While he was out, the Bulldogs, recognising a shift in the game, injected extra pace and run into their midfield division. Jackson Macrae became marginalised – prompting his request to be traded to the Saints, a move confirmed in the closing minutes of the trade window – and Ed Richards established himself as an excellent onballer.
So while the make-up of the Bulldogs midfield had changed, Smith felt opportunities to play in the middle next year would not open up.
“It was a perfect storm. The year before, they never used him in the centre (he attended a handful of centre bounces), but when they changed their onball(ers) to get more run this year, he was out with his knee. Now Richards is ahead of him,” a source close to Smith said on condition of anonymity.
The injury also exacerbated a drift from the playing group.
Smith was popular among his teammates and coaches and well liked, but his slightly diffident personality meant he could sometimes be viewed as aloof.
For a long time, the Bulldogs had a policy that allowed flexibility to their injured players while in rehab. It allowed them to do their training sessions at times of their pleasing. But their injury list was relatively short this year, particularly for those with long-term injuries, leaving Smith often doing sessions alone, possibly exacerbating the perception that he was drifting from the playing group.
There’s a narrative that Luke Beveridge, as Bulldogs coach, has favourites and falls in and out of love with some of his players. This could probably be said of any coach, but the perception strengthened at the Dogs when All-Australians Bailey Dale and Caleb Daniel were puddling around in the VFL in the early part of the season, while battlers got games ahead of them – although Dale did admit at the end of the season that there was a more obvious reason he was playing in the VFL: he was playing badly.
So, while there might be truth in this narrative about Beveridge, it is not accurate regarding Smith. Both those close to Smith and those within the club say the pair had a good relationship.
Smith’s problem at the Bulldogs appeared to be bad timing.
His timing for Geelong, in contrast, is ideal.
Two seasons after Joel Selwood’s retirement, the Cats are in the process of revitalising their midfield, inching out the ageing brigade of Patrick Dangerfield, Cam Guthrie and Mitch Duncan.
Like the Bulldogs, they are seeking to inject more runners into the middle of the ground. They brought Max Holmes onto the ball and targeted Smith to complement his dash.
Smith not only wants to play on ball, the Cats want him to play there.
For the Cats, Smith has the added benefit that he is already a favourite of the club’s key sponsor, and one of Geelong’s biggest employers, Cotton On. He is already an ambassador for the clothing brand, so the club can please a sponsor at the same time they please the coach.
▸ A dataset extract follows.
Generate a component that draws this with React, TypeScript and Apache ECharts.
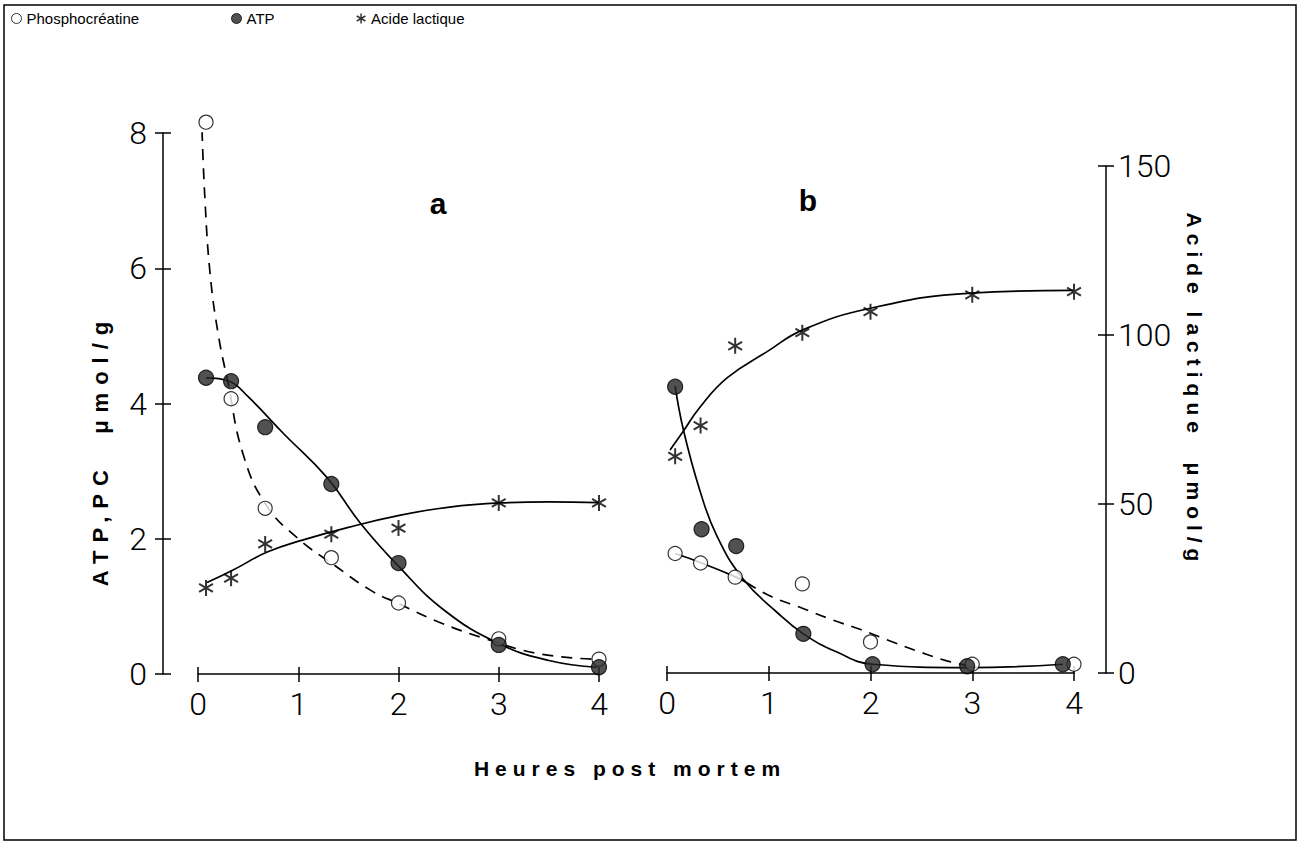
import React, { useEffect, useRef } from "react";
import * as echarts from "echarts";

// Sampling times (hours post mortem)
const hours = [0.08, 0.33, 0.67, 1.33, 2, 3, 4];
const atpBHours = [0.08, 0.34, 0.68, 1.34, 2.02, 2.95, 3.89];

// Panel a measured values
const pcA = [8.16, 4.07, 2.45, 1.72, 1.05, 0.52, 0.22];
const atpA = [4.38, 4.33, 3.65, 2.81, 1.64, 0.43, 0.1];
const lacA = [25.4, 28.3, 38.4, 41.3, 43.1, 50.5, 50.5];

// Panel b measured values
const pcB = [1.77, 1.63, 1.42, 1.32, 0.46, 0.13, 0.13];
const atpB = [4.24, 2.13, 1.88, 0.58, 0.13, 0.1, 0.13];
const lacB = [64.1, 73.2, 96.8, 100.7, 106.9, 111.9, 112.8];

// Fitted curves as drawn in the figure: [hour, value]
const pcCurveA = [
  [0.04, 8.04], [0.07, 7.0], [0.12, 5.93], [0.2, 5.04], [0.3, 4.3], [0.45, 3.25],
  [0.68, 2.5], [1.0, 2.0], [1.35, 1.62], [1.72, 1.24], [2.0, 1.04], [2.4, 0.77],
  [2.85, 0.53], [3.4, 0.3], [3.95, 0.22],
];
const atpCurveA = [
  [0.08, 4.38], [0.31, 4.33], [0.5, 4.1], [0.85, 3.56], [1.29, 2.9], [1.62, 2.23],
  [1.99, 1.61], [2.45, 0.95], [3.0, 0.45], [3.5, 0.2], [3.98, 0.1],
];
const lacCurveA = [
  [0.09, 27], [0.35, 30.7], [0.69, 36], [1.05, 39.6], [1.5, 43.3], [2.02, 46.9],
  [2.51, 49.3], [3.01, 50.5], [3.5, 50.8], [4.0, 50.6],
];
const atpCurveB = [
  [0.08, 4.25], [0.16, 3.61], [0.32, 2.72], [0.49, 2.03], [0.75, 1.39], [1.08, 0.9],
  [1.34, 0.58], [1.67, 0.31], [2.02, 0.13], [2.95, 0.08], [3.89, 0.13],
];
const pcCurveBSolid = [[0.08, 1.77], [0.34, 1.63], [0.68, 1.42], [0.78, 1.34]];
const pcCurveBDashed = [
  [0.78, 1.34], [1.03, 1.13], [1.33, 0.96], [1.62, 0.79], [1.91, 0.64], [2.2, 0.47],
  [2.47, 0.32], [2.75, 0.18], [2.95, 0.11],
];
const lacCurveB = [
  [0.03, 66], [0.16, 71.5], [0.32, 78.5], [0.59, 87.3], [0.98, 95], [1.34, 101.6],
  [2.01, 108], [2.99, 112.4], [3.99, 113.2],
];

// Axis ticks
const hourTicks = [0, 1, 2, 3, 4];
const atpTicks = [0, 2, 4, 6, 8];
const lacTicks = [0, 50, 100, 150];

// Texts
const legendNames = ["Phosphocréatine", "ATP", "Acide lactique"];
const panelLabels = ["a", "b"];
const xTitle = "Heures post mortem";
const leftTitle = "ATP,PC  μmol/g";
const rightTitle = "Acide lactique  μmol/g";

const STAR = "path://M5,0L5,10M0.67,2.5L9.33,7.5M0.67,7.5L9.33,2.5";

const pair = (xs: number[], ys: number[]) => xs.map((x, i) => [x, ys[i]]);

function buildOption() {
  const black = "#000";
  const dark = "#262626";
  const axisLineStyle = { color: black, width: 1.5 };
  const tickLabel = {
    fontFamily: "Roboto",
    fontWeight: 300,
    fontSize: 32,
    color: black,
  };
  const hMin = hourTicks[0];
  const hMax = hourTicks[hourTicks.length - 1];
  const hInt = hourTicks[1] - hourTicks[0];

  const xAxis: any[] = [];
  [0, 1].forEach((g) => {
    xAxis.push({
      type: "value", gridIndex: g, position: "bottom", min: hMin, max: hMax, interval: hInt,
      axisLine: { show: true, onZero: false, lineStyle: axisLineStyle },
      axisTick: { show: true, inside: false, length: 8, lineStyle: axisLineStyle },
      axisLabel: { ...tickLabel, margin: 14 },
      splitLine: { show: false },
    });
    xAxis.push({
      type: "value", gridIndex: g, position: "bottom", min: hMin, max: hMax, interval: hInt,
      axisLine: { show: false, onZero: false },
      axisTick: { show: true, inside: true, length: 7, lineStyle: axisLineStyle },
      axisLabel: { show: false },
      splitLine: { show: false },
    });
  });
  [2, 3].forEach((g) => {
    xAxis.push({ type: "value", gridIndex: g, min: hMin, max: hMax, show: false });
  });

  const aMin = atpTicks[0];
  const aMax = atpTicks[atpTicks.length - 1];
  const aInt = atpTicks[1] - atpTicks[0];
  const lMin = lacTicks[0];
  const lMax = lacTicks[lacTicks.length - 1];
  const lInt = lacTicks[1] - lacTicks[0];

  const yAxis: any[] = [
    {
      type: "value", gridIndex: 0, position: "left", offset: 35, min: aMin, max: aMax, interval: aInt,
      axisLine: { show: true, onZero: false, lineStyle: axisLineStyle },
      axisTick: { show: true, inside: false, length: 8, lineStyle: axisLineStyle },
      axisLabel: { ...tickLabel, margin: 16 },
      splitLine: { show: false },
    },
    {
      type: "value", gridIndex: 0, position: "left", offset: 35, min: aMin, max: aMax, interval: aInt,
      axisLine: { show: false, onZero: false },
      axisTick: { show: true, inside: true, length: 8, lineStyle: axisLineStyle },
      axisLabel: { show: false },
      splitLine: { show: false },
    },
    { type: "value", gridIndex: 1, min: aMin, max: aMax, show: false },
    { type: "value", gridIndex: 2, min: lMin, max: lMax, show: false },
    {
      type: "value", gridIndex: 3, position: "right", offset: 32, min: lMin, max: lMax, interval: lInt,
      axisLine: { show: true, onZero: false, lineStyle: axisLineStyle },
      axisTick: { show: true, inside: false, length: 8, lineStyle: axisLineStyle },
      axisLabel: { ...tickLabel, margin: 12 },
      splitLine: { show: false },
    },
    {
      type: "value", gridIndex: 3, position: "right", offset: 32, min: lMin, max: lMax, interval: lInt,
      axisLine: { show: false, onZero: false },
      axisTick: { show: true, inside: true, length: 8, lineStyle: axisLineStyle },
      axisLabel: { show: false },
      splitLine: { show: false },
    },
  ];

  const curve = (name: string, data: number[][], xi: number, yi: number, dashed: boolean) => ({
    type: "line", name, data, xAxisIndex: xi, yAxisIndex: yi,
    showSymbol: false, symbol: "none", smooth: 0.45,
    lineStyle: { color: black, width: 1.7, type: dashed ? [11, 8] : "solid" },
    silent: true, z: 2,
  });

  const markStyle: Record<string, any> = {
    [legendNames[0]]: {
      symbol: "circle", symbolSize: 14,
      itemStyle: { color: "#fff", borderColor: black, borderWidth: 1.2 }, z: 3,
    },
    [legendNames[1]]: {
      symbol: "circle", symbolSize: 15,
      itemStyle: { color: dark, borderColor: black, borderWidth: 1.2 }, z: 4,
    },
    [legendNames[2]]: {
      symbol: STAR, symbolSize: 16, symbolKeepAspect: true,
      itemStyle: { color: "rgba(0,0,0,0)", borderColor: black, borderWidth: 2 }, z: 4,
    },
  };
  const marks = (name: string, xs: number[], ys: number[], xi: number, yi: number) => ({
    type: "scatter", name, data: pair(xs, ys), xAxisIndex: xi, yAxisIndex: yi,
    silent: true, clip: false, ...markStyle[name],
  });

  const series = [
    curve("PC courbe a", pcCurveA, 0, 0, true),
    curve("ATP courbe a", atpCurveA, 0, 0, false),
    curve("Lactique courbe a", lacCurveA, 4, 3, false),
    curve("PC courbe b", pcCurveBSolid, 2, 2, false),
    curve("PC courbe b tirets", pcCurveBDashed, 2, 2, true),
    curve("ATP courbe b", atpCurveB, 2, 2, false),
    curve("Lactique courbe b", lacCurveB, 5, 4, false),
    marks(legendNames[0], hours, pcA, 0, 0),
    marks(legendNames[1], hours, atpA, 0, 0),
    marks(legendNames[2], hours, lacA, 4, 3),
    marks(legendNames[0], hours, pcB, 2, 2),
    marks(legendNames[1], atpBHours, atpB, 2, 2),
    marks(legendNames[2], hours, lacB, 5, 4),
  ];

  const legendText = { fontFamily: "Arial", fontSize: 15, color: black };
  const legendBase = { top: 6, itemWidth: 10, itemHeight: 10, selectedMode: false, textStyle: legendText };

  return {
    animation: false,
    backgroundColor: "#fff",
    legend: [
      {
        ...legendBase, left: 6,
        data: [{ name: legendNames[0], icon: "circle", itemStyle: { color: "#fff", borderColor: black, borderWidth: 1 } }],
      },
      {
        ...legendBase, left: 226,
        data: [{ name: legendNames[1], icon: "circle", itemStyle: { color: dark, borderColor: black, borderWidth: 1 } }],
      },
      {
        ...legendBase, left: 351,
        data: [{ name: legendNames[2], icon: STAR, itemStyle: { color: "rgba(0,0,0,0)", borderColor: black, borderWidth: 1.5 } }],
      },
    ],
    grid: [
      { left: 198, top: 133, width: 401, height: 541 },
      { left: 667, top: 133, width: 407, height: 540 },
      { left: 198, top: 166, width: 401, height: 508 },
      { left: 667, top: 166, width: 407, height: 507 },
    ],
    xAxis,
    yAxis,
    series,
    graphic: [
      {
        type: "rect", silent: true, z: 0,
        shape: { x: 4, y: 5, width: 1292, height: 835 },
        style: { fill: "none", stroke: black, lineWidth: 1.5 },
      },
      {
        type: "text", x: 438, y: 203,
        style: { text: panelLabels[0], font: 'bold 30px "Liberation Sans"', fill: black, align: "center", verticalAlign: "middle" },
      },
      {
        type: "text", x: 808, y: 200,
        style: { text: panelLabels[1], font: 'bold 30px "Liberation Sans"', fill: black, align: "center", verticalAlign: "middle" },
      },
      {
        type: "text", x: 100, y: 450, rotation: Math.PI / 2,
        style: { text: leftTitle, font: 'bold 22px "Liberation Sans"', fill: black, align: "center", verticalAlign: "middle" },
      },
      {
        type: "text", x: 1194, y: 390, rotation: -Math.PI / 2,
        style: { text: rightTitle, font: 'bold 21px "Liberation Sans"', fill: black, align: "center", verticalAlign: "middle" },
      },
      {
        type: "text", x: 630, y: 768,
        style: { text: xTitle, font: 'bold 21px "Liberation Sans"', fill: black, align: "center", verticalAlign: "middle" },
      },
    ],
  };
}

export default function App() {
  const ref = useRef<HTMLDivElement>(null);
  useEffect(() => {
    document.body.style.margin = "0";
    if (!ref.current) return;
    const chart = echarts.init(ref.current, undefined, { renderer: "svg" });
    chart.setOption(buildOption() as any);
    return () => chart.dispose();
  }, []);
  return (
    <>
      <style>{`
        svg text[style*="21px"], svg text[font-size="21"], svg text[font-size="21px"] { letter-spacing: 6px; }
        svg text[style*="22px"], svg text[font-size="22"], svg text[font-size="22px"] { letter-spacing: 8px; }
      `}</style>
      <div ref={ref} style={{ width: 1305, height: 843, background: "#fff" }} />
    </>
  );
}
Smith was signed to Cotton On when he last re-signed to stay at the Western Bulldogs, so he already has an established, independent market-value commercial arrangement with the sponsor of his new club. That deal could not be seen to be inflated as a backdoor payment to subvert the salary cap, but if the arrangement were to suddenly balloon in the next year or two, it would prompt questions from the AFL.
The Cotton On connection no doubt influenced, even subtly, Smith’s decision to make Geelong his club of choice once he decided to leave the Bulldogs.
Smith sat with Geelong players, friends and families at the preliminary final this year because of his Cotton On connection, a seating choice which displeased the Dogs.
He has already purchased a house nearby on the Surf Coast, and the chance to move out of Melbourne appealed to Smith given the tensions in his life between his acknowledged long-standing battle with serious mental health issues and the oppressive attention his fame brings him in Melbourne.
Whether this was a significant factor can only be answered by Smith, but he has acknowledged he needed a fresh start, on and off the field.
“It’s the people that Geelong breeds that’s drawn me there most. The footy stuff is always amazing and a lot of people’s number one thing, but (for me) it’s more the type of people that are within the four walls,” he said.